A resolution called “Nuclear Safety and Security in Europe” was adopted during the weeklong session that kicked off on October 8. The resolution notes that 82 out of 184 reactors in Europe have been in operation for 35 years or more. Roughly one in six reactors are already outside their 40-year lifespan. PACE warned about the deteriorating conditions of obsolete facilities that could pave the way for humanitarian and environmental disasters. 

Armenia’s antiquated, dual block Metsamor reactor is a one-of-a-kind facility in the South Caucasus and is located about 32 kilometers (20 miles) from the capital of Yerevan. The plant was built on an earthquake-prone zone in the town of Metsamor and was put into operation in 1976 without a containment building.

In 1989, a 6.8 magnitude earthquake hit the nearby Spitak region, about 70 km (45 miles) north of the plant, leading to deaths of thousands of people and the closure of the facility. But by 1995, the reactor’s second block was back in operation. In 2016, the plant generated 31 percent, or 2.2 terawatt-hours (TWh), of total electricity produced.

As far back as 1995, observers termed it a “reckless gamble” with Armenia's future and the lives of millions of people living in the surrounding countries. At the time, the Nuclear Energy Institute in Washington, D.C. said in a report that Metsamor is not in line with Western-style safety standards, comparing it to Ukraine’s collapsed Chernobyl reactor.
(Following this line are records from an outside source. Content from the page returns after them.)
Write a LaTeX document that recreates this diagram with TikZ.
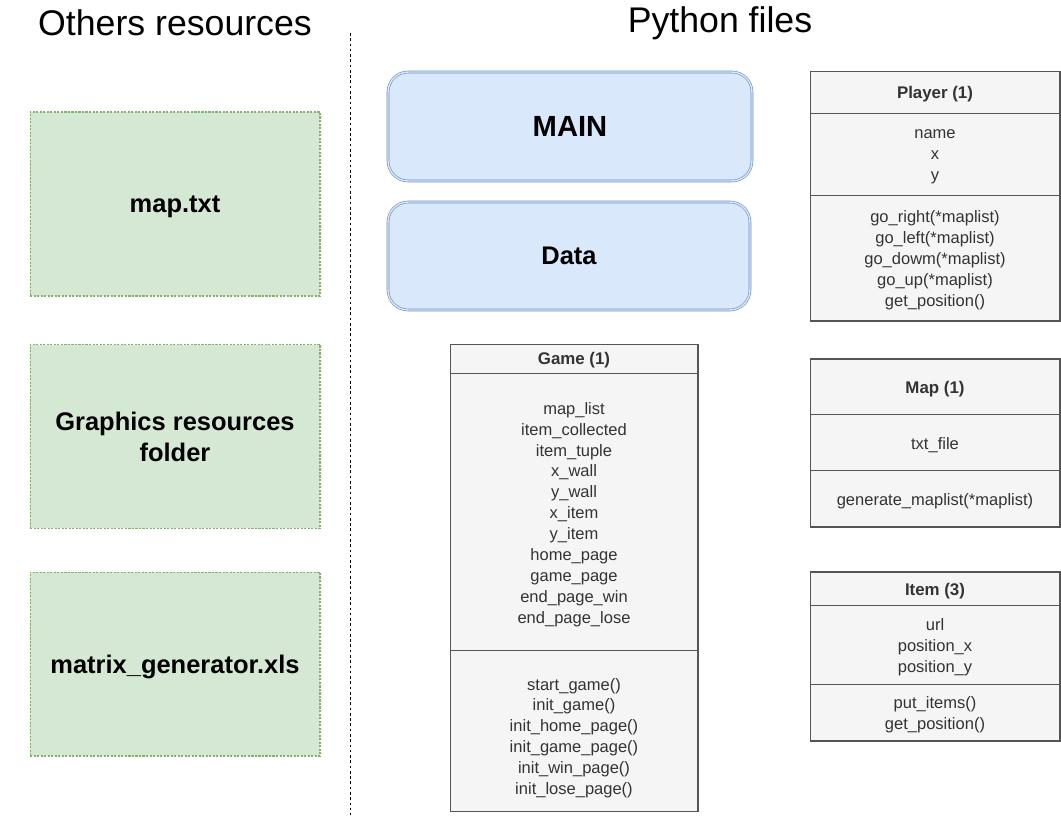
\documentclass[tikz,border=0pt]{standalone}
\usepackage{fontspec}
\setmainfont{Liberation Sans}
\definecolor{resfill}{HTML}{D5E8D4}
\definecolor{resline}{HTML}{82B366}
\definecolor{mainfill}{HTML}{DAE8FC}
\definecolor{mainline}{HTML}{6C8EBF}
\definecolor{classfill}{HTML}{F5F5F5}
\definecolor{classline}{HTML}{555555}
\definecolor{classtext}{HTML}{333333}

\begin{document}
\begin{tikzpicture}[x=0.02cm, y=-0.02cm,
    title/.style={font=\fontsize{20.3}{24}\selectfont, yshift=-0.06cm},
    resbox/.style={draw=resline, fill=resfill, line width=0.6pt, dash pattern=on 1.2pt off 0.8pt,
        minimum width=5.8cm, minimum height=3.68cm, inner sep=0pt, align=center, text depth=0pt,
        font=\fontsize{14.5}{17.5}\selectfont\bfseries},
    pybox/.style={draw=mainline, fill=mainfill, double=mainfill, double distance=0.8pt,
        line width=0.35pt, rounded corners=0.4cm, inner sep=0pt, font=\fontsize{14.5}{17.5}\selectfont\bfseries},
    classbox/.style={draw=classline, fill=classfill, line width=0.6pt, inner sep=0pt},
    sepline/.style={draw=classline, line width=0.5pt},
    classhead/.style={text=classtext, font=\fontsize{9.6}{11.9}\selectfont\bfseries, yshift=-0.04cm},
    members/.style={text=classtext, align=center, inner sep=0pt, yshift=-0.06cm,
        font=\fontsize{9.4}{11.9}\selectfont}]

    \useasboundingbox (0,0) rectangle (1061,815);

    % headings and divider
    \node [title] (othertitle) at (175,20) {Others resources};
    \node [title] (pytitle) at (720,20) {Python files};
    \coordinate (divtop) at (350,33);
    \coordinate (divbot) at (350,815);
    \draw [line width=0.5pt, dash pattern=on 1.5pt off 1.5pt] (divtop) -- (divbot);

    % other resources
    \node [resbox] (maptxt) at (175,204) {map.txt};
    \node [resbox] (graphics) at (175,436.5) {Graphics resources\\folder};
    \node [resbox] (matrix) at (175,664) {matrix\_generator.xls};

    % main scripts
    \node [pybox, minimum width=7.28cm, minimum height=2.18cm, font=\fontsize{16.6}{20}\selectfont\bfseries] (main) at (570,126.5) {MAIN};
    \node [pybox, minimum width=7.24cm, minimum height=2.16cm] (data) at (569,256) {Data};

    % Player
    \node [classbox, minimum width=5cm, minimum height=5cm] (player) at (935,196) {};
    \node [classhead] (playerhead) at (935,92) {Player (1)};
    \draw [sepline] (810,113) -- (1060,113);
    \node [members] (playerattr) at (935,154) {name\\x\\y};
    \draw [sepline] (810,195) -- (1060,195);
    \node [members] (playermeth) at (935,257) {go\_right(*maplist)\\go\_left(*maplist)\\go\_dowm(*maplist)\\go\_up(*maplist)\\get\_position()};

    % Game
    \node [classbox, minimum width=4.96cm, minimum height=9.36cm] (game) at (574,578) {};
    \node [classhead] (gamehead) at (574,358) {Game (1)};
    \draw [sepline] (450,373) -- (698,373);
    \node [members] (gameattr) at (574,511.5) {map\_list\\item\_collected\\item\_tuple\\x\_wall\\y\_wall\\x\_item\\y\_item\\home\_page\\game\_page\\end\_page\_win\\end\_page\_lose};
    \draw [sepline] (450,650) -- (698,650);
    \node [members] (gamemeth) at (574,735) {start\_game()\\init\_game()\\init\_home\_page()\\init\_game\_page()\\init\_win\_page()\\init\_lose\_page()};

    % Map
    \node [classbox, minimum width=5cm, minimum height=3.36cm] (map) at (935,443) {};
    \node [classhead] (maphead) at (935,387) {Map (1)};
    \draw [sepline] (810,414) -- (1060,414);
    \node [members] (mapattr) at (935,442) {txt\_file};
    \draw [sepline] (810,470) -- (1060,470);
    \node [members] (mapmeth) at (935,498) {generate\_maplist(*maplist)};

    % Item
    \node [classbox, minimum width=5cm, minimum height=3.38cm] (item) at (935,656.5) {};
    \node [classhead] (itemhead) at (935,589) {Item (3)};
    \draw [sepline] (810,605) -- (1060,605);
    \node [members] (itemattr) at (935,644) {url\\position\_x\\position\_y};
    \draw [sepline] (810,684) -- (1060,684);
    \node [members] (itemmeth) at (935,712) {put\_items()\\get\_position()};
\end{tikzpicture}
\end{document}
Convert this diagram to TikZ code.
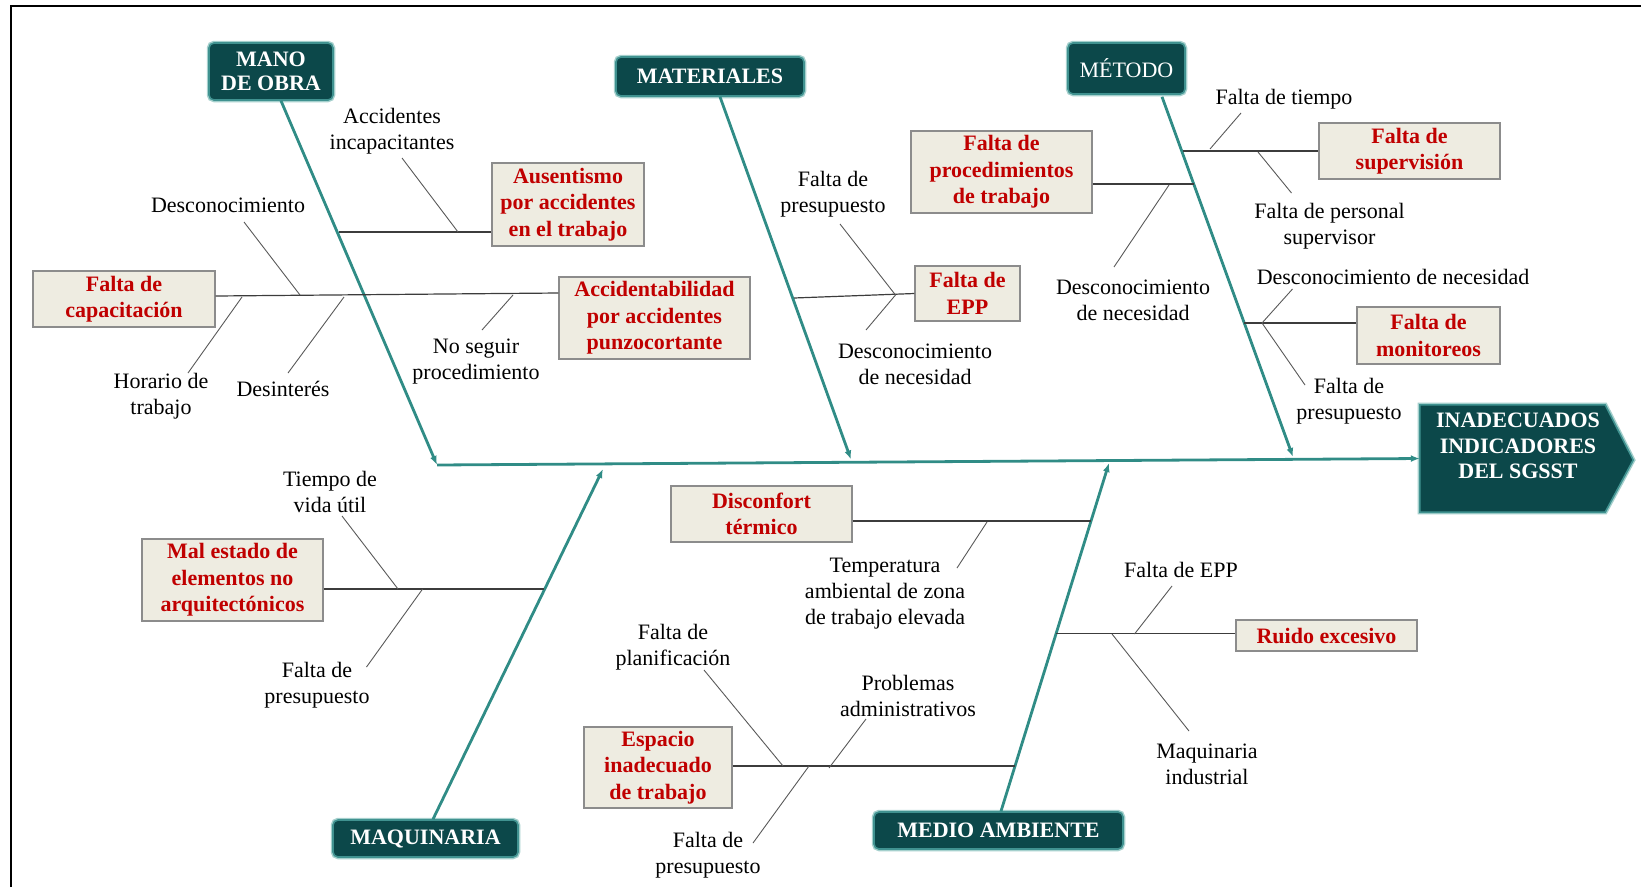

That plant, too, lacked a containment facility that would prevent radioactive substances from escaping, in the event of an accident.

The dangerous conditions of the reactor have put the European Union at odds with Armenia over halting the use of the aging Soviet-era plant. In 2004, the EU offered around $116 million in aid to Armenia, requesting it shut the reactor down. Armenia refused, and the EU subsequently suspended its offer.

“The EU is fully aware of the risks posed by the Metsamor nuclear power plant, therefore, a swift closure and decommissioning of the plant remains a key objective for the EU, as this power plant cannot be upgraded to meet internationally recognized nuclear safety standards,” the European Commission Vice-President Federica Mogherini said in a statement released in October 2017.